# Charts and diagrams as code
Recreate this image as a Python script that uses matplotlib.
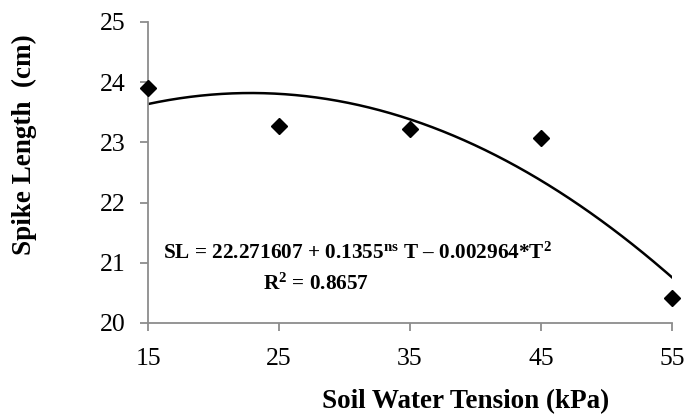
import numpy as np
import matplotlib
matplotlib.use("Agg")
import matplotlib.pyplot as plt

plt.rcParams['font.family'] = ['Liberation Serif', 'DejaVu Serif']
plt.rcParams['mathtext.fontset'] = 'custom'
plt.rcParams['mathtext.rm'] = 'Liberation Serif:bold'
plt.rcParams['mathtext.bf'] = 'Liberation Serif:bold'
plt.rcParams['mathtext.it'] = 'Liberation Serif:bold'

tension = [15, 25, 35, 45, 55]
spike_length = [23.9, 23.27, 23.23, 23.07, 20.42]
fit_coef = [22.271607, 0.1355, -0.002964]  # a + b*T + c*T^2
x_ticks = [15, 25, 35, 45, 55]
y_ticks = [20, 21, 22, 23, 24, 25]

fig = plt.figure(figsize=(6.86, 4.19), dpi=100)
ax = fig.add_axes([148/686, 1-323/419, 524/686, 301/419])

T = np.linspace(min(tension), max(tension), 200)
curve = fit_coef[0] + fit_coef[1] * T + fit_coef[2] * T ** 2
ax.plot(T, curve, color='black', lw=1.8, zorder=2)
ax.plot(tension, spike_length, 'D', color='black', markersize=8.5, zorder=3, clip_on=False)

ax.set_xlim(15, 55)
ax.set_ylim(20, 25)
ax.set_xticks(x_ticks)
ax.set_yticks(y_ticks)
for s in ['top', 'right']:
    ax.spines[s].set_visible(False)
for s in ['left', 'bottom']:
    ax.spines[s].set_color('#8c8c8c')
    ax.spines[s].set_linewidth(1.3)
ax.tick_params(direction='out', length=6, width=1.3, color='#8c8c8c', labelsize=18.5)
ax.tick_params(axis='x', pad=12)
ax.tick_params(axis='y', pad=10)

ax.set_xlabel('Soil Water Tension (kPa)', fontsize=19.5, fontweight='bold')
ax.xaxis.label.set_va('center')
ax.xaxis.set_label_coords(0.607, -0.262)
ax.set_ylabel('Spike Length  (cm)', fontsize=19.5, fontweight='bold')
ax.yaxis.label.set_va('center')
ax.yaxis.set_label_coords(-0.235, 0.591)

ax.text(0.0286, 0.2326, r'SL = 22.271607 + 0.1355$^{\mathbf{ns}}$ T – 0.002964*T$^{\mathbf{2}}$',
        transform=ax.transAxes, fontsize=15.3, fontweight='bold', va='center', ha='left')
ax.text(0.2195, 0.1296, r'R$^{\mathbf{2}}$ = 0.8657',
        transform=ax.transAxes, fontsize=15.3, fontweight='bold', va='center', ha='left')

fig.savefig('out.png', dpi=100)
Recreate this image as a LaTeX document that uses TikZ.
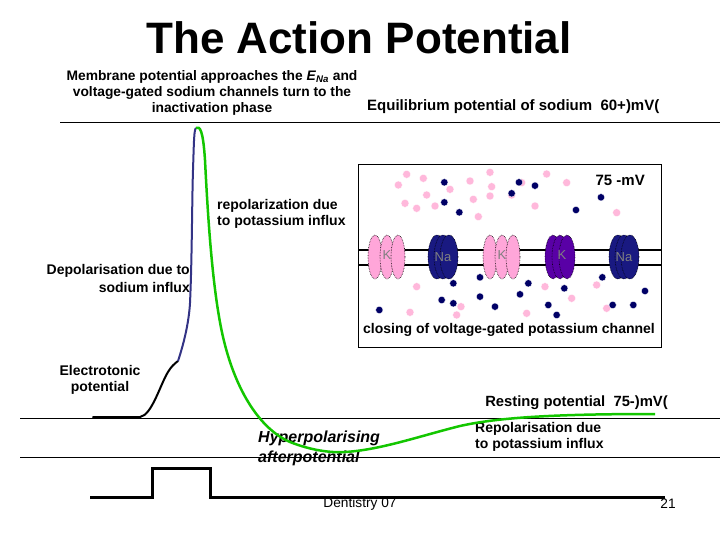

# What to produce
Only the lines from the start of the records through the line containing "ax.yaxis.set_label_coords(-0.235, 0.591)" should be repeated, word for word, with the pictures left out.

# Output for this task
Recreate this image as a Python script that uses matplotlib.
import numpy as np
import matplotlib
matplotlib.use("Agg")
import matplotlib.pyplot as plt

plt.rcParams['font.family'] = ['Liberation Serif', 'DejaVu Serif']
plt.rcParams['mathtext.fontset'] = 'custom'
plt.rcParams['mathtext.rm'] = 'Liberation Serif:bold'
plt.rcParams['mathtext.bf'] = 'Liberation Serif:bold'
plt.rcParams['mathtext.it'] = 'Liberation Serif:bold'

tension = [15, 25, 35, 45, 55]
spike_length = [23.9, 23.27, 23.23, 23.07, 20.42]
fit_coef = [22.271607, 0.1355, -0.002964]  # a + b*T + c*T^2
x_ticks = [15, 25, 35, 45, 55]
y_ticks = [20, 21, 22, 23, 24, 25]

fig = plt.figure(figsize=(6.86, 4.19), dpi=100)
ax = fig.add_axes([148/686, 1-323/419, 524/686, 301/419])

T = np.linspace(min(tension), max(tension), 200)
curve = fit_coef[0] + fit_coef[1] * T + fit_coef[2] * T ** 2
ax.plot(T, curve, color='black', lw=1.8, zorder=2)
ax.plot(tension, spike_length, 'D', color='black', markersize=8.5, zorder=3, clip_on=False)

ax.set_xlim(15, 55)
ax.set_ylim(20, 25)
ax.set_xticks(x_ticks)
ax.set_yticks(y_ticks)
for s in ['top', 'right']:
    ax.spines[s].set_visible(False)
for s in ['left', 'bottom']:
    ax.spines[s].set_color('#8c8c8c')
    ax.spines[s].set_linewidth(1.3)
ax.tick_params(direction='out', length=6, width=1.3, color='#8c8c8c', labelsize=18.5)
ax.tick_params(axis='x', pad=12)
ax.tick_params(axis='y', pad=10)

ax.set_xlabel('Soil Water Tension (kPa)', fontsize=19.5, fontweight='bold')
ax.xaxis.label.set_va('center')
ax.xaxis.set_label_coords(0.607, -0.262)
ax.set_ylabel('Spike Length  (cm)', fontsize=19.5, fontweight='bold')
ax.yaxis.label.set_va('center')
ax.yaxis.set_label_coords(-0.235, 0.591)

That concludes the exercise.